__Dataset content__
★ ★ ★ ★

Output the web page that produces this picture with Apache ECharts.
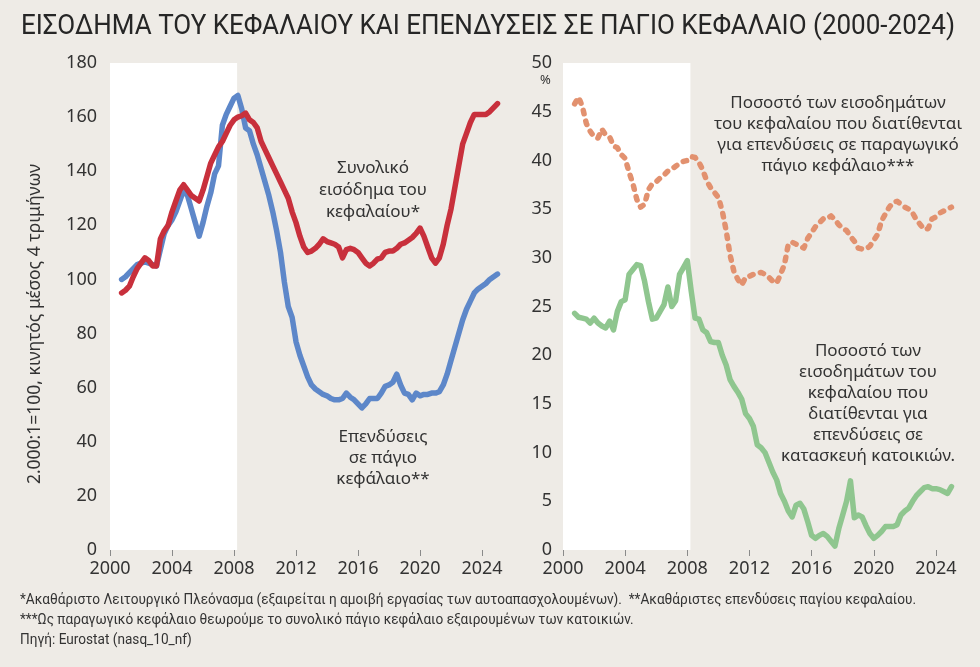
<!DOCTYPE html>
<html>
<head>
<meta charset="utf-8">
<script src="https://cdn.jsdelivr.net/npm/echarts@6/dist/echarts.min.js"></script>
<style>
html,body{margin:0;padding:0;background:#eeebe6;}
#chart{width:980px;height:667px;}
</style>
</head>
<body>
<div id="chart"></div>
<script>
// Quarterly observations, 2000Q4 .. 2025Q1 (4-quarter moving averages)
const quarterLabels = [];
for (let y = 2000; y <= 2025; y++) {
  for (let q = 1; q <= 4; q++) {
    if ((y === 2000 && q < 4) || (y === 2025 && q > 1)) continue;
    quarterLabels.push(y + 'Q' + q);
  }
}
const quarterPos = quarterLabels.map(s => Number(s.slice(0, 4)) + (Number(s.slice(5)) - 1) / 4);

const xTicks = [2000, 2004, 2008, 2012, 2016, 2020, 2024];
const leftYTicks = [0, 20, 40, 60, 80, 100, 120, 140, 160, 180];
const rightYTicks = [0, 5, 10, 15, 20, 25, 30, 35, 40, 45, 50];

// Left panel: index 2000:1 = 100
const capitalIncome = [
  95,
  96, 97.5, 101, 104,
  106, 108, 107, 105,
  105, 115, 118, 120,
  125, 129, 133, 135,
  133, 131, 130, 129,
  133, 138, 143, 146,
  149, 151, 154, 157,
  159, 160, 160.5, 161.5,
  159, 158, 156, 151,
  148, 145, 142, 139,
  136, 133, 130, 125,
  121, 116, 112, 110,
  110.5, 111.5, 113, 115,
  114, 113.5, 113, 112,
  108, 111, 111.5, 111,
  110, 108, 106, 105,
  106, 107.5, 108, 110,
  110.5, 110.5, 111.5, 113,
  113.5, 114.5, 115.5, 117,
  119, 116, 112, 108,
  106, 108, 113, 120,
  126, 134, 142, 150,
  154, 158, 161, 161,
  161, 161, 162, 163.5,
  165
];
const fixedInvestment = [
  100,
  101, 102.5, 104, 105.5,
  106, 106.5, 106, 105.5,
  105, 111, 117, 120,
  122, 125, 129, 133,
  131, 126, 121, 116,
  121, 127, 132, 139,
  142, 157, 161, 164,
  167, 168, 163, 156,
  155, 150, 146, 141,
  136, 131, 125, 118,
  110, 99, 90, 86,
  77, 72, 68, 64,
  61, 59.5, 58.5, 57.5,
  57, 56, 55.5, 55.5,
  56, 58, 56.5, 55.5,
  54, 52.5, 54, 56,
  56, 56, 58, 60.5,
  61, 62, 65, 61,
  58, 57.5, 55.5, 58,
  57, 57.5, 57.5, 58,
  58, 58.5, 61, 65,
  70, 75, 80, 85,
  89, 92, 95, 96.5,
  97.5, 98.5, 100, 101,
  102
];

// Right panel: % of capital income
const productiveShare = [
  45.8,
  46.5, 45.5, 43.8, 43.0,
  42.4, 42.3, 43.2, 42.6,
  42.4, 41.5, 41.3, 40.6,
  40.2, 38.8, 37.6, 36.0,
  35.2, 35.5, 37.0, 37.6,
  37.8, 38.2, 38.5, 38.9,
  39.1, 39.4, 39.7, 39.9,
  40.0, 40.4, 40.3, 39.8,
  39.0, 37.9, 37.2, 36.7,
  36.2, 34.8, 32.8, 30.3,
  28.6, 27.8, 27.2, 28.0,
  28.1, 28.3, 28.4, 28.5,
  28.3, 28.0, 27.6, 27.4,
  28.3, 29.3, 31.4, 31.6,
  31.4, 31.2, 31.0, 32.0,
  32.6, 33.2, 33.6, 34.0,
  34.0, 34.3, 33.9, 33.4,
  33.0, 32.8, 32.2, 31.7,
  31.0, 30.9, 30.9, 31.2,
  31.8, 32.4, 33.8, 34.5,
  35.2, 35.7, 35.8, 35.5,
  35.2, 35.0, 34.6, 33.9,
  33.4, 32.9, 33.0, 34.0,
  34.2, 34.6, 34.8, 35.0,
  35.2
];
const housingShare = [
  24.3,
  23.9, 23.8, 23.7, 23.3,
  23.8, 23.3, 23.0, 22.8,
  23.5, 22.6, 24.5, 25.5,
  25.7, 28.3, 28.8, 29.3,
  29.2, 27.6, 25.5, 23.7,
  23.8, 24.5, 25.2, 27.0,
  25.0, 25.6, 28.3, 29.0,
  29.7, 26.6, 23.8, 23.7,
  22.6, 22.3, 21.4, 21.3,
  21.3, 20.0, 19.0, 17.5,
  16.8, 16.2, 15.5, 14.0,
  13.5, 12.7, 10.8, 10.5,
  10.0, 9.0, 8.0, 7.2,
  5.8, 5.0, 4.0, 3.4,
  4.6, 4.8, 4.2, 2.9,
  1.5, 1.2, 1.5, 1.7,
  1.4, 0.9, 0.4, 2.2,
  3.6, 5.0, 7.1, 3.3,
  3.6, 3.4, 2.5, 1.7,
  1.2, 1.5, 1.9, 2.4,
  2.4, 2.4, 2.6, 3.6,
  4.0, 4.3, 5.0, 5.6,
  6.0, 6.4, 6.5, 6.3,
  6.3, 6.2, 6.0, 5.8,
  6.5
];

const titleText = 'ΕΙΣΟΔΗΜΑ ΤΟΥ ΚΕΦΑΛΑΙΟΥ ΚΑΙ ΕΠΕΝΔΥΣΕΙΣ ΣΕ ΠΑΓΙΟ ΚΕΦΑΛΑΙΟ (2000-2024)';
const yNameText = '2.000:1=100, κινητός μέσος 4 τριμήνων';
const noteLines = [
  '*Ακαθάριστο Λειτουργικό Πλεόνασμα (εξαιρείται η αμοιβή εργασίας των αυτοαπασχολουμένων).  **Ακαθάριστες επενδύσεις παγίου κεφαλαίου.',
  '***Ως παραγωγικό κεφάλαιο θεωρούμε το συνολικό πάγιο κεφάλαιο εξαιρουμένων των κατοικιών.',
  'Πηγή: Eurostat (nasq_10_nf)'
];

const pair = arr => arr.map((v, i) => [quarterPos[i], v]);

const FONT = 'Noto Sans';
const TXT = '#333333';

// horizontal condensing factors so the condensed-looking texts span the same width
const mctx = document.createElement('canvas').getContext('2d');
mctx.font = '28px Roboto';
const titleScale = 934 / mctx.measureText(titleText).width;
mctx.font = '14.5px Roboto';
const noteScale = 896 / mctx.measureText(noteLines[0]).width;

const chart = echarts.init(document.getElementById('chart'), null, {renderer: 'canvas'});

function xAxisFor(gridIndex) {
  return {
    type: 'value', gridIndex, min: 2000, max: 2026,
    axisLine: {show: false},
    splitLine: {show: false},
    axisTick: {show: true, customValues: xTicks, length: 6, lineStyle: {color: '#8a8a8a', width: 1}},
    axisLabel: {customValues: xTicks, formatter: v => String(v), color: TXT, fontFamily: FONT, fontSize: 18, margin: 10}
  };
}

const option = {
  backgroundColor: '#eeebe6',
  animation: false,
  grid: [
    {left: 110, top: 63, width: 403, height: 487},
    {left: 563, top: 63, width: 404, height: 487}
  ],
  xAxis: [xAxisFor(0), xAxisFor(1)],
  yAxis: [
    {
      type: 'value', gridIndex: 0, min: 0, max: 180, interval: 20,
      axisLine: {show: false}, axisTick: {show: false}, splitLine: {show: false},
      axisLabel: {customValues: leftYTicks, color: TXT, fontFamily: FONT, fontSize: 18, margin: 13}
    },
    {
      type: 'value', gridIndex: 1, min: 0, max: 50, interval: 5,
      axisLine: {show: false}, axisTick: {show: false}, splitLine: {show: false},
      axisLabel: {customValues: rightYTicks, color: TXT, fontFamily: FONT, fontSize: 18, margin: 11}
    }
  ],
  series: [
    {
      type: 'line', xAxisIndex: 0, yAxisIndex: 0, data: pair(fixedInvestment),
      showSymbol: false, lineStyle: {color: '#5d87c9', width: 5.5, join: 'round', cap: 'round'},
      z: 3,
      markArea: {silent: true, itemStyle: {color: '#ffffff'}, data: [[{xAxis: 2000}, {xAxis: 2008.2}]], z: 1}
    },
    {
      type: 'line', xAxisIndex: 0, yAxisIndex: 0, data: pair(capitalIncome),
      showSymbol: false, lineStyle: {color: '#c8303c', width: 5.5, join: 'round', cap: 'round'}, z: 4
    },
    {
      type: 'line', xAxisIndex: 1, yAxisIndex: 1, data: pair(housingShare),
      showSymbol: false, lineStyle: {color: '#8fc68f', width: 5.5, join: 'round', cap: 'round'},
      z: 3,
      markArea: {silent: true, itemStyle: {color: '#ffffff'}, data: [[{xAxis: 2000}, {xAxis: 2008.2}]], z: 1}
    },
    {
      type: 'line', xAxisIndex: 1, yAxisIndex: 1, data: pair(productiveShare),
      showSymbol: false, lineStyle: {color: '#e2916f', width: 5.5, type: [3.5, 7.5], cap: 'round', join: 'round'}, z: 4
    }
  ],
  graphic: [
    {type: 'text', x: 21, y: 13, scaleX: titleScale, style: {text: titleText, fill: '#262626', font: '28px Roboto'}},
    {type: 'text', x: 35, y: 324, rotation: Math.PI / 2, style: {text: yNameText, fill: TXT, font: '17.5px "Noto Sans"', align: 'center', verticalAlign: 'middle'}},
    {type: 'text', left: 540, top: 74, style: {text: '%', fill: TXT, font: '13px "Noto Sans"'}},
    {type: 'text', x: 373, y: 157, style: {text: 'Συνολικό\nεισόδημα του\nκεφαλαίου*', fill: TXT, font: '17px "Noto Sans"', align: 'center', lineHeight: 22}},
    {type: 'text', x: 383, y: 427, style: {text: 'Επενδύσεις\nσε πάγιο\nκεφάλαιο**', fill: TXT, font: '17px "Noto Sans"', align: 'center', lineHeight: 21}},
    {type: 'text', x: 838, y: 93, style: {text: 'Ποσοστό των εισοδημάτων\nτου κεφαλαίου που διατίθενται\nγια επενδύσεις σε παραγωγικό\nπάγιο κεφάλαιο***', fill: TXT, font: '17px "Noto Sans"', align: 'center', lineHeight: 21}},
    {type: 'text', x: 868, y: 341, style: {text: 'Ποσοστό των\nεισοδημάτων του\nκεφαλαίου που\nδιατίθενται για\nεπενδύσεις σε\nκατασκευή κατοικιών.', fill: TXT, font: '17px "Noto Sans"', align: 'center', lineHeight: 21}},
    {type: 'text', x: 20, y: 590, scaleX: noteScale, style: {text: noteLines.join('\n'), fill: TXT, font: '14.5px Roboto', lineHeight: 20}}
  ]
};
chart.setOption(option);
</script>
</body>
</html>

★ ★ ★ ★

__Work to be completed__
Give again, exactly, the lines from the start of the data through the one holding "40, 45, 50];"; omit the pictures.

__Complete response__
Output the web page that produces this picture with Apache ECharts.
<!DOCTYPE html>
<html>
<head>
<meta charset="utf-8">
<script src="https://cdn.jsdelivr.net/npm/echarts@6/dist/echarts.min.js"></script>
<style>
html,body{margin:0;padding:0;background:#eeebe6;}
#chart{width:980px;height:667px;}
</style>
</head>
<body>
<div id="chart"></div>
<script>
// Quarterly observations, 2000Q4 .. 2025Q1 (4-quarter moving averages)
const quarterLabels = [];
for (let y = 2000; y <= 2025; y++) {
  for (let q = 1; q <= 4; q++) {
    if ((y === 2000 && q < 4) || (y === 2025 && q > 1)) continue;
    quarterLabels.push(y + 'Q' + q);
  }
}
const quarterPos = quarterLabels.map(s => Number(s.slice(0, 4)) + (Number(s.slice(5)) - 1) / 4);

const xTicks = [2000, 2004, 2008, 2012, 2016, 2020, 2024];
const leftYTicks = [0, 20, 40, 60, 80, 100, 120, 140, 160, 180];
const rightYTicks = [0, 5, 10, 15, 20, 25, 30, 35, 40, 45, 50];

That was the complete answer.